◆ INFORMATION SUPPLIED

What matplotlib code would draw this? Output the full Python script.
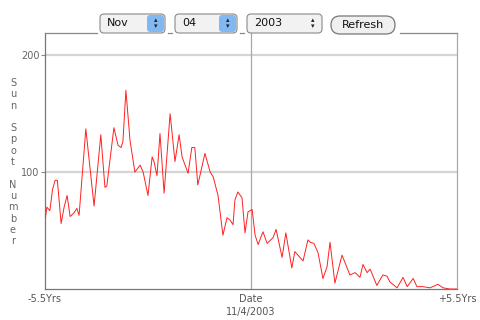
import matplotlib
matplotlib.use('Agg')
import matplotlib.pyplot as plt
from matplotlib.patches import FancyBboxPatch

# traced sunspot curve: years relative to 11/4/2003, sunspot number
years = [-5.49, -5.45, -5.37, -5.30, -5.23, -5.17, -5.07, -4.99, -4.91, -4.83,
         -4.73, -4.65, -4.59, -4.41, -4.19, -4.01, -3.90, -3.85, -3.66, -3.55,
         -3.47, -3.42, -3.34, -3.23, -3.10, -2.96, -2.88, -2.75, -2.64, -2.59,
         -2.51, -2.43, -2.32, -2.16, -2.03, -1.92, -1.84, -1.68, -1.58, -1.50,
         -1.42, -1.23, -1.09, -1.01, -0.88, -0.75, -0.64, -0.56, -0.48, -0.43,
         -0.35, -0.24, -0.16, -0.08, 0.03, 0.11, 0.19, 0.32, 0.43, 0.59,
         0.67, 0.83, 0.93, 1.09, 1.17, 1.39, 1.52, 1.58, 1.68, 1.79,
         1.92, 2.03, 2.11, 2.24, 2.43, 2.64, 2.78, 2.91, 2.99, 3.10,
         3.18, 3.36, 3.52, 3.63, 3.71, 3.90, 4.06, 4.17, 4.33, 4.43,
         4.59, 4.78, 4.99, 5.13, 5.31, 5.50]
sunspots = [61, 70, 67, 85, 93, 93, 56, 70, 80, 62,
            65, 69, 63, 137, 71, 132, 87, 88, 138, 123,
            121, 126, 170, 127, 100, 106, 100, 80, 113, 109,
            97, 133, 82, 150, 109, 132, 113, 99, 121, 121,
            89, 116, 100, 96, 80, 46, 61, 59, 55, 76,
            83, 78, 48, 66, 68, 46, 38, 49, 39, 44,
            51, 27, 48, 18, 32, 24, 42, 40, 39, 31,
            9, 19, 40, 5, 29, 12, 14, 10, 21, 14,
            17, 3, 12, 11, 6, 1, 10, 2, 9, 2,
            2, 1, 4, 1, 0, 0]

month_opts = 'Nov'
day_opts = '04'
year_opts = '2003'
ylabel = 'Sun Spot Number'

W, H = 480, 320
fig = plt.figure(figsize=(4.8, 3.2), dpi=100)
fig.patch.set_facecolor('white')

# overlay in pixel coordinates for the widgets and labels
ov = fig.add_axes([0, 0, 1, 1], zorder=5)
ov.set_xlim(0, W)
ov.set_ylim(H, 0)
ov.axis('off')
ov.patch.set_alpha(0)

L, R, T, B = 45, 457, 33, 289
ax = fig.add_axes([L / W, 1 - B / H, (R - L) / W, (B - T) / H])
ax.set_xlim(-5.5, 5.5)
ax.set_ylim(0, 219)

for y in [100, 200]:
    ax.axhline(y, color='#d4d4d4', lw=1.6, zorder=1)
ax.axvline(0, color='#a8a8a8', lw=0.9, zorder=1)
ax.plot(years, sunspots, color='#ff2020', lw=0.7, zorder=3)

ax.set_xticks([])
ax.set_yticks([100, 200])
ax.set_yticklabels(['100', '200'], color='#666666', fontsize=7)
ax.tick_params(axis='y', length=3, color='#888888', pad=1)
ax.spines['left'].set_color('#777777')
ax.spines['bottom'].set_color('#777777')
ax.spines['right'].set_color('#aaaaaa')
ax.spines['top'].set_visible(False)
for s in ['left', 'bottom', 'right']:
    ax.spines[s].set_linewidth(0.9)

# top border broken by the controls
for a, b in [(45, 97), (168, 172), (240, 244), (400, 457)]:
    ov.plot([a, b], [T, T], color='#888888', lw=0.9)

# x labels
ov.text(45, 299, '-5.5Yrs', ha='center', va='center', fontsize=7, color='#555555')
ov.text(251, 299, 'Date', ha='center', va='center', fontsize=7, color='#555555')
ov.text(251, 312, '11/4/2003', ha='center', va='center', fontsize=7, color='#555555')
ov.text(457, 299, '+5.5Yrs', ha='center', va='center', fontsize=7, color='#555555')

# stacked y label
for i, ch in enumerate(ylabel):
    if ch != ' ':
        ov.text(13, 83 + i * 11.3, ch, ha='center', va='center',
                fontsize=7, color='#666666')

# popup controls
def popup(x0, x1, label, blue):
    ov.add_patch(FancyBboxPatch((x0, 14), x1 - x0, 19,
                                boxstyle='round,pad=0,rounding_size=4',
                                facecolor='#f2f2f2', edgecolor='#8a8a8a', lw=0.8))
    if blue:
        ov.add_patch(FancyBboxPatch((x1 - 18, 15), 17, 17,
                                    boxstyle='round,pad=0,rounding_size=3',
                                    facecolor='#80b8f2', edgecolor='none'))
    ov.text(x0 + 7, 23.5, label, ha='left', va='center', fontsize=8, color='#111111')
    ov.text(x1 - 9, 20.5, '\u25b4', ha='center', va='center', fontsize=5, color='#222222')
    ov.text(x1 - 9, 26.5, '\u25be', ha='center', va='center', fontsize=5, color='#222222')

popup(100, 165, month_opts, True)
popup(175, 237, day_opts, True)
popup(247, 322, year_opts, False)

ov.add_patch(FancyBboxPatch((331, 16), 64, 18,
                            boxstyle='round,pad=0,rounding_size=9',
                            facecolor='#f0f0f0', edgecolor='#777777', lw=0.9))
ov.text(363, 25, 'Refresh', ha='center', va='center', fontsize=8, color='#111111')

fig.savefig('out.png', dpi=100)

◆ TASK DIRECTIONS
Give again, word for word, every line from the top of the data above to the line holding "ax.set_ylim(0, 219)", inclusive, with the pictures left out.

◆ OUTPUT
What matplotlib code would draw this? Output the full Python script.
import matplotlib
matplotlib.use('Agg')
import matplotlib.pyplot as plt
from matplotlib.patches import FancyBboxPatch

# traced sunspot curve: years relative to 11/4/2003, sunspot number
years = [-5.49, -5.45, -5.37, -5.30, -5.23, -5.17, -5.07, -4.99, -4.91, -4.83,
         -4.73, -4.65, -4.59, -4.41, -4.19, -4.01, -3.90, -3.85, -3.66, -3.55,
         -3.47, -3.42, -3.34, -3.23, -3.10, -2.96, -2.88, -2.75, -2.64, -2.59,
         -2.51, -2.43, -2.32, -2.16, -2.03, -1.92, -1.84, -1.68, -1.58, -1.50,
         -1.42, -1.23, -1.09, -1.01, -0.88, -0.75, -0.64, -0.56, -0.48, -0.43,
         -0.35, -0.24, -0.16, -0.08, 0.03, 0.11, 0.19, 0.32, 0.43, 0.59,
         0.67, 0.83, 0.93, 1.09, 1.17, 1.39, 1.52, 1.58, 1.68, 1.79,
         1.92, 2.03, 2.11, 2.24, 2.43, 2.64, 2.78, 2.91, 2.99, 3.10,
         3.18, 3.36, 3.52, 3.63, 3.71, 3.90, 4.06, 4.17, 4.33, 4.43,
         4.59, 4.78, 4.99, 5.13, 5.31, 5.50]
sunspots = [61, 70, 67, 85, 93, 93, 56, 70, 80, 62,
            65, 69, 63, 137, 71, 132, 87, 88, 138, 123,
            121, 126, 170, 127, 100, 106, 100, 80, 113, 109,
            97, 133, 82, 150, 109, 132, 113, 99, 121, 121,
            89, 116, 100, 96, 80, 46, 61, 59, 55, 76,
            83, 78, 48, 66, 68, 46, 38, 49, 39, 44,
            51, 27, 48, 18, 32, 24, 42, 40, 39, 31,
            9, 19, 40, 5, 29, 12, 14, 10, 21, 14,
            17, 3, 12, 11, 6, 1, 10, 2, 9, 2,
            2, 1, 4, 1, 0, 0]

month_opts = 'Nov'
day_opts = '04'
year_opts = '2003'
ylabel = 'Sun Spot Number'

W, H = 480, 320
fig = plt.figure(figsize=(4.8, 3.2), dpi=100)
fig.patch.set_facecolor('white')

# overlay in pixel coordinates for the widgets and labels
ov = fig.add_axes([0, 0, 1, 1], zorder=5)
ov.set_xlim(0, W)
ov.set_ylim(H, 0)
ov.axis('off')
ov.patch.set_alpha(0)

L, R, T, B = 45, 457, 33, 289
ax = fig.add_axes([L / W, 1 - B / H, (R - L) / W, (B - T) / H])
ax.set_xlim(-5.5, 5.5)
ax.set_ylim(0, 219)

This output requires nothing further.